Bencana itu terasa menjadi dekat, dan hati menjadi turut larut dalam isak kesedihan yang berada puluhan kilometer dari Jakarta. Dan di dalam ruang kerja, di balik kekokohan struktur bangunan dan di hadapan seperangkat elektronik buah karya manusia….hati pun ikut terguncang.
Bukankah peradaban kita saat ini telah menciptakan banyak ilmuwan dan insinyur dalam jumlah yang tidak pernah terbayangkan di masa lalu? Bukankah peradaban kita telah begitu tinggi menjelajahi angkasa luar, menyelami arti misteri alam mikroskopi?

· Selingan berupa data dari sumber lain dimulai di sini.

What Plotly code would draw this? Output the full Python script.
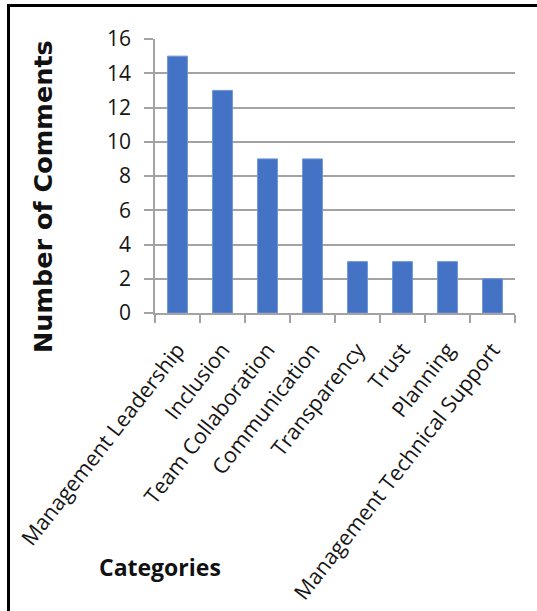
import plotly.graph_objects as go

# Comment counts per category
categories = [
    "Management Leadership",
    "Inclusion",
    "Team Collaboration",
    "Communication",
    "Transparency",
    "Trust",
    "Planning",
    "Management Technical Support",
]
comments = [15, 13, 9, 9, 3, 3, 3, 2]
y_ticks = [0, 2, 4, 6, 8, 10, 12, 14, 16]

W, H = 537, 611
L, R, T, B = 155, 22, 39, 298
plot_w = W - L - R
plot_h = H - T - B

def px_x(px):
    return (px - L) / plot_w

def px_y(py):
    return (H - B - py) / plot_h

TICK_FONT = "Open Sans, Lato, sans-serif"
GRID = "#a3a3a3"
TEXT = "#151515"

fig = go.Figure(
    go.Bar(
        x=categories,
        y=comments,
        marker=dict(color="#4472C4", line=dict(color="#6b93d8", width=1)),
        width=0.44,
    )
)

fig.update_layout(
    width=W,
    height=H,
    margin=dict(l=L, r=R, t=T, b=B, pad=0, autoexpand=False),
    paper_bgcolor="white",
    plot_bgcolor="white",
    showlegend=False,
    font=dict(family=TICK_FONT, color=TEXT),
)

fig.update_xaxes(
    type="category",
    automargin=False,
    tickangle=-52,
    tickfont=dict(size=21.5, family=TICK_FONT, color=TEXT),
    ticklabelstandoff=14,
    showgrid=False,
    showline=True,
    linecolor=GRID,
    linewidth=1.5,
    ticks="outside",
    ticklen=8,
    tickcolor=GRID,
    tickwidth=1.5,
    tickson="boundaries",
    range=[-0.5, 7.5],
)

fig.update_yaxes(
    range=[0, 16],
    automargin=False,
    tickvals=y_ticks,
    tickfont=dict(size=21, family=TICK_FONT, color=TEXT),
    ticklabelstandoff=9,
    showgrid=True,
    gridcolor=GRID,
    gridwidth=1.5,
    showline=True,
    linecolor=GRID,
    linewidth=1.5,
    ticks="outside",
    ticklen=9,
    tickcolor=GRID,
    tickwidth=1.5,
    zeroline=False,
)

# Axis titles
fig.add_annotation(
    text="<b>Number of Comments</b>",
    xref="paper", yref="paper",
    x=px_x(43), y=px_y(197),
    showarrow=False, textangle=-90,
    font=dict(size=25.5, family="DejaVu Sans, sans-serif", color="#111111"),
    xanchor="center", yanchor="middle",
)
fig.add_annotation(
    text="<b>Categories</b>",
    xref="paper", yref="paper",
    x=px_x(160), y=px_y(567),
    showarrow=False,
    font=dict(size=23, family=TICK_FONT, color="#111111"),
    xanchor="center", yanchor="middle",
)

# Frame lines along the top and left edges
fig.add_shape(type="line", xref="paper", yref="paper",
              x0=px_x(8.5), x1=px_x(W + 5), y0=px_y(5.5), y1=px_y(5.5),
              line=dict(color="black", width=3))
fig.add_shape(type="line", xref="paper", yref="paper",
              x0=px_x(8.5), x1=px_x(8.5), y0=px_y(4), y1=px_y(H + 5),
              line=dict(color="black", width=3))

fig.write_html("out.html")
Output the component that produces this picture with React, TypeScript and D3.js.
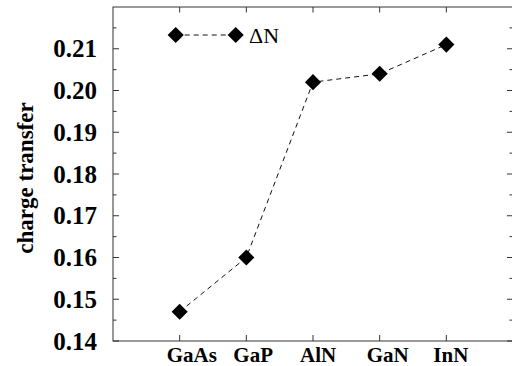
import React from "react";
import * as d3 from "d3";

const categories = ["GaAs", "GaP", "AlN", "GaN", "InN"];
const deltaN = [0.147, 0.16, 0.202, 0.204, 0.211];
const majorTicks = [0.14, 0.15, 0.16, 0.17, 0.18, 0.19, 0.2, 0.21];
const minorTicks = [0.145, 0.155, 0.165, 0.175, 0.185, 0.195, 0.205, 0.215];
const legendLabel = "ΔN";

const W = 512;
const H = 366;
const font = "Times";

export default function App() {
  const left = 113, right = 513, top = 7, bottom = 341;
  const x = d3.scaleLinear().domain([-1, 5]).range([left, right]);
  const y = d3.scaleLinear().domain([0.14, 0.22]).range([bottom, top]);
  const axisColor = "#333";
  const fmt = d3.format(".2f");

  const line = d3.line<number>().x((d, i) => x(i)).y((d) => y(d));
  const diamond = d3.symbol().type(d3.symbolSquare).size(130)() || "";

  const ly = 35, lx1 = 175.7, lx2 = 235.7;

  return (
    <svg
      width={W}
      height={H}
      style={{
        position: "absolute",
        left: 0,
        top: 0,
        background: "#fff",
        fontFamily: "'Liberation Serif', Tinos, Times, serif",
      }}
    >
      <rect
        x={left}
        y={top}
        width={right - left}
        height={bottom - top}
        fill="none"
        stroke={axisColor}
        strokeWidth={1}
      />
      <g stroke={axisColor} strokeWidth={1}>
        {majorTicks.map((v) => (
          <g key={"M" + v}>
            <line x1={left} x2={left + 6} y1={y(v)} y2={y(v)} />
            <line x1={right} x2={right - 6} y1={y(v)} y2={y(v)} />
          </g>
        ))}
        {minorTicks.map((v) => (
          <g key={"m" + v}>
            <line x1={left} x2={left + 3.5} y1={y(v)} y2={y(v)} />
            <line x1={right} x2={right - 3.5} y1={y(v)} y2={y(v)} />
          </g>
        ))}
        {categories.map((c, i) => (
          <g key={"x" + c}>
            <line x1={x(i)} x2={x(i)} y1={bottom} y2={bottom - 6} />
            <line x1={x(i)} x2={x(i)} y1={top} y2={top + 5.5} />
          </g>
        ))}
      </g>

      {majorTicks.map((v) => (
        <text
          key={"t" + v}
          x={97}
          y={y(v) + 8.5}
          textAnchor="end"
          fontFamily={font}
          fontWeight="bold"
          fontSize={25}
        >
          {fmt(v)}
        </text>
      ))}

      {categories.map((c, i) => (
        <text
          key={"c" + c}
          x={x(i) - 13}
          y={362}
          fontFamily={font}
          fontWeight="bold"
          fontSize={21}
        >
          {c}
        </text>
      ))}

      <text
        transform="translate(33,178) rotate(-90)"
        textAnchor="middle"
        fontFamily={font}
        fontWeight="bold"
        fontSize={23}
      >
        charge transfer
      </text>

      <path
        d={line(deltaN) || ""}
        fill="none"
        stroke="#111"
        strokeWidth={1}
        strokeDasharray="5,4"
      />
      {deltaN.map((d, i) => (
        <path
          key={"p" + i}
          d={diamond}
          transform={`translate(${x(i)},${y(d)}) rotate(45)`}
          fill="#000"
        />
      ))}

      <line
        x1={lx1}
        x2={lx2}
        y1={ly}
        y2={ly}
        stroke="#111"
        strokeWidth={1}
        strokeDasharray="5,4"
      />
      {[lx1, lx2].map((lx) => (
        <path key={"l" + lx} d={diamond} transform={`translate(${lx},${ly}) rotate(45)`} fill="#000" />
      ))}
      <text x={249} y={43} fontFamily={font} fontSize={22}>
        {legendLabel}
      </text>
    </svg>
  );
}
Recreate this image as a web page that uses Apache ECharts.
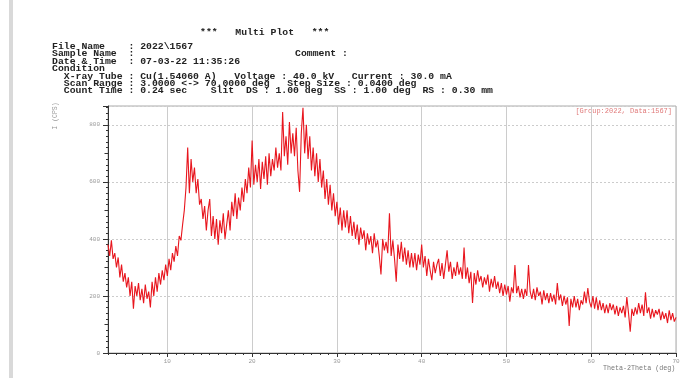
<!DOCTYPE html>
<html>
<head>
<meta charset="utf-8">
<script src="https://cdn.jsdelivr.net/npm/echarts@6/dist/echarts.min.js"></script>
<style>
  html, body { margin: 0; padding: 0; background: #fff; }
  #xrd { width: 700px; height: 378px; }
</style>
</head>
<body>
<div id="xrd"></div>
<script>
var scanStart = 3;
var scanStep = 0.2;
var yTicks = [0, 200, 400, 600, 800];
var xTicks = [10, 20, 30, 40, 50, 60, 70];

var counts = [
  380, 340, 395, 330, 350,   300, 335, 265, 310, 250,   280, 230, 265, 200, 250,   // 3-5
  155, 235, 200, 245, 185,   225, 175, 240, 190, 215,   160, 250, 200, 265, 215,   // 6-8
  280, 240, 290, 255, 310,   270, 330, 290, 350, 320,   375, 340, 410, 395, 450,   // 9-11
  500, 580, 720, 560, 680,   600, 650, 560, 610, 520,   540, 470, 515, 430, 500,   // 12-14
  540, 410, 480, 400, 470,   380, 465, 420, 490, 400,   450, 500, 430, 530, 480,   // 15-17
  560, 470, 545, 500, 580,   530, 610, 560, 650, 580,   745, 590, 660, 600, 680,   // 18-20
  575, 670, 610, 690, 590,   700, 620, 680, 640, 720,   650, 700, 640, 845, 690,   // 21-23
  760, 660, 810, 700, 770,   690, 790, 640, 565, 770,   860, 700, 800, 680, 760,   // 24-26
  640, 720, 620, 700, 600,   680, 580, 640, 540, 610,   520, 590, 500, 560, 480,   // 27-29
  530, 450, 510, 430, 500,   440, 500, 420, 480, 410,   460, 400, 450, 380, 440,   // 30-32
  400, 430, 360, 420, 380,   410, 350, 420, 370, 395,   340, 275, 400, 360, 390,   // 33-35
  350, 490, 340, 395, 330,   250, 380, 330, 390, 320,   370, 310, 360, 300, 350,   // 36-38
  300, 350, 290, 345, 310,   380, 300, 340, 270, 330,   290, 255, 320, 280, 310,   // 39-41
  330, 270, 315, 260, 310,   360, 285, 320, 260, 300,   270, 320, 275, 300, 260,   // 42-44
  370, 260, 300, 245, 285,   175, 280, 240, 290, 250,   270, 230, 265, 240, 275,   // 45-47
  215, 260, 230, 270, 225,   250, 210, 245, 200, 240,   205, 235, 180, 230, 210,   // 48-50
  308, 210, 235, 195, 225,   190, 225, 200, 308, 215,   190, 225, 185, 230, 200,   // 51-53
  215, 170, 220, 185, 210,   175, 210, 180, 205, 170,   245, 185, 205, 165, 200,   // 54-56
  170, 195,  95, 190, 160,   200, 160, 190, 150, 185,   170, 215, 175, 228, 180,   // 57-59
  160, 200, 155, 195, 150,   185, 150, 175, 140, 170,   140, 175, 150, 170, 135,   // 60-62
  165, 130, 160, 140, 165,   125, 196, 140,  75, 155,   130, 160, 135, 175, 140,   // 63-65
  170, 130, 213, 140, 160,   120, 155, 125, 150, 135,   155, 115, 145, 120, 140,   // 66-68
  105, 150, 115, 140, 110,   125                                                   // 69-70
];

var pts = counts.map(function (c, i) {
  return [+(scanStart + i * scanStep).toFixed(2), c];
});

var mono = '"Liberation Mono", "DejaVu Sans Mono", monospace';

var headerLines = [
  ['***   Multi Plot   ***', 200, 33],
  ['File Name    : 2022\\1567', 52, 47],
  ['Sample Name  :', 52, 54],
  ['Comment :', 295, 54],
  ['Date & Time  : 07-03-22 11:35:26', 52, 62],
  ['Condition', 52, 69],
  ['  X-ray Tube : Cu(1.54060 A)   Voltage : 40.0 kV   Current : 30.0 mA', 52, 77],
  ['  Scan Range : 3.0000 <-> 70.0000 deg   Step Size : 0.0400 deg', 52, 84],
  ['  Count Time : 0.24 sec    Slit  DS : 1.00 deg  SS : 1.00 deg  RS : 0.30 mm', 52, 91]
];

var graphics = [
  { type: 'rect', shape: { x: 9, y: 0, width: 4, height: 378 }, style: { fill: '#d9d9d9' }, silent: true }
];
headerLines.forEach(function (h) {
  graphics.push({
    type: 'text', x: h[1], y: h[2], silent: true,
    style: { text: h[0], font: 'bold 9.8px ' + mono, fill: '#222', textVerticalAlign: 'middle' }
  });
});
graphics.push(
  { type: 'text', x: 672, y: 111, silent: true,
    style: { text: '[Group:2022, Data:1567]', font: '7px ' + mono, fill: '#e07a7a', textAlign: 'right', textVerticalAlign: 'middle' } },
  { type: 'text', x: 603, y: 368, silent: true,
    style: { text: 'Theta-2Theta (deg)', font: '6.7px ' + mono, fill: '#777', textVerticalAlign: 'middle' } },
  { type: 'text', x: 55, y: 116, rotation: Math.PI / 2, silent: true,
    style: { text: 'I (CPS)', font: '6.5px ' + mono, fill: '#999', textAlign: 'center', textVerticalAlign: 'middle' } }
);

var chart = echarts.init(document.getElementById('xrd'), null, { renderer: 'canvas' });
chart.setOption({
  animation: false,
  backgroundColor: '#fff',
  grid: {
    left: 108, right: 24, top: 106, bottom: 25,
    show: true, borderColor: '#aaa', borderWidth: 1
  },
  xAxis: [{
    // main axis: labels + long ticks + grid at 10,20,...
    type: 'value', min: 3, max: 70, interval: 1,
    axisLine: { onZero: false, lineStyle: { color: '#333', width: 1 } },
    axisTick: { show: true, length: 4, customValues: xTicks, lineStyle: { color: '#333' } },
    axisLabel: {
      fontSize: 6, color: '#999', fontFamily: mono, margin: 5,
      customValues: xTicks
    },
    splitLine: { show: true, lineStyle: { color: '#ccc', width: 1 } }
  }, {
    // 1 deg small ticks
    type: 'value', min: 3, max: 70, interval: 1, position: 'bottom',
    axisLine: { show: false, onZero: false },
    axisTick: { show: true, length: 2, lineStyle: { color: '#333' } },
    axisLabel: { show: false },
    splitLine: { show: false }
  }],
  yAxis: [{
    type: 'value', min: 0, max: 866, interval: 200,
    axisLine: { show: true, lineStyle: { color: '#333', width: 1 } },
    axisTick: { show: true, length: 5, lineStyle: { color: '#333' } },
    minorTick: { show: true, splitNumber: 10, length: 2, lineStyle: { color: '#333' } },
    axisLabel: {
      fontSize: 6, color: '#999', fontFamily: mono, margin: 8,
      formatter: function (v) { return yTicks.indexOf(v) >= 0 ? String(v) : ''; }
    },
    splitLine: { show: true, lineStyle: { color: '#ccc', width: 1, type: [2, 2] } }
  }, {
    // medium ticks every 100
    type: 'value', min: 0, max: 866, interval: 100, position: 'left',
    axisLine: { show: false },
    axisTick: { show: true, length: 3.5, lineStyle: { color: '#333' } },
    axisLabel: { show: false },
    splitLine: { show: false }
  }],
  series: [{
    type: 'line',
    data: pts,
    showSymbol: false,
    lineStyle: { color: '#e8161e', width: 1.1 },
    silent: true
  }],
  graphic: graphics
});
</script>
</body>
</html>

Lalu kemanakah perginya ilmu pengetahuan dan teknologi yang sudah tertempa ribuan tahun itu dalam menjawab misteri alam bernama bencana ini?
Bila berkaca ke diri sendiri. Kemanakah kesombongan terhadap pencapaian akal dan karir selama ini? Kemanakah rasa aman dari lindungan beton baja saat sibuk mengurus pekerjaan? Semua lenyap. Bahkan saat gempa susulan, semua orang lari ketakutan, karena tiba-tiba saja kematian itu teramat sangat dekat.
Betapa mulia ratusan orang yang menjadi korban, dan ribuan sanak keluarga yang meratapinya. Semoga Tuhan mengampuni segala dosa selama hidup. Karena lewat mereka, pasti banyak pula hati yang terketuk:bahwa dibalik segala kemajuan peradaban ini, manusia tetap-lah manusia, makhluk yang lemah dan selalu akan tunduk pada iradah-Nya. Dan sesungguhnya, segala pencapaian itu sangat rapuh adanya.